Stock analysts began to question whether the year-long bull market has finally run its course. Prices of shares in nearly all sectors receded causing some analysts to wonder when the so-called psychological level at around 28,000 will be breached.
Sinking below that “barrier,” some analysts agreed, would have dealt a serious blow to investors’ confidence with unpredictable consequence. Others have maintained there is nothing to worry about as the market is going through a period of consolidation after the strong rally in past weeks.
Such optimism was based mainly on the latest economic data which suggested that global economic growth is gathering momentum while inflation is kept in check. The trend should benefit the external-oriented economy of Hong Kong where the government has already revised upward its growth forecast for 2017.
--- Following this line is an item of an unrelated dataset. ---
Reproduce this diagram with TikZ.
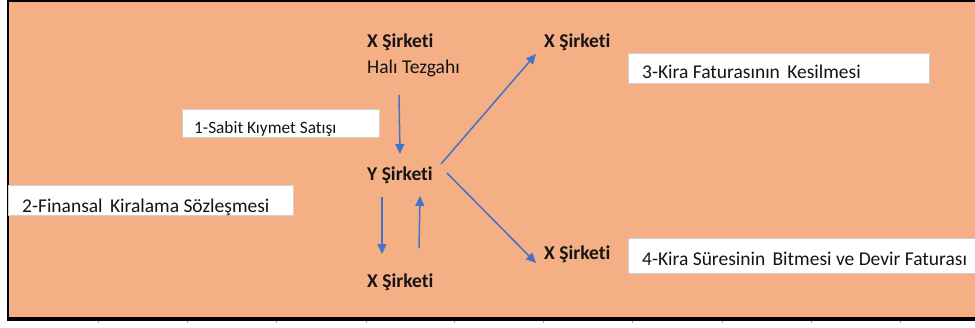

But the biggest concern in the minds of many investors who have built up a large portfolio of Hong Kong-listed stocks, including the H shares of mainland enterprises, is the mostly unpredictable flow of overseas capital.
Trading in the local stock market is seen to have been dominated by Chinese mainland capital in the past several months. Their preference was made clear by the sharp rise in the shares of the H shares of mainland technology companies and car makers.
But the sharp fall in the share prices of mainland companies in these two sectors have wondering if that was simply due to profit taking or a fundamental change in mainland investors’ strategy. With such doubts in mind, many investors found that their only option was to unload at least a part of their holdings in a hurry.
It is too early to tell if the selling pressure will turn into an avalanche, triggering a full-scale retreat. The key, according to some analysts, is to keep the index from falling below the 28,000 line.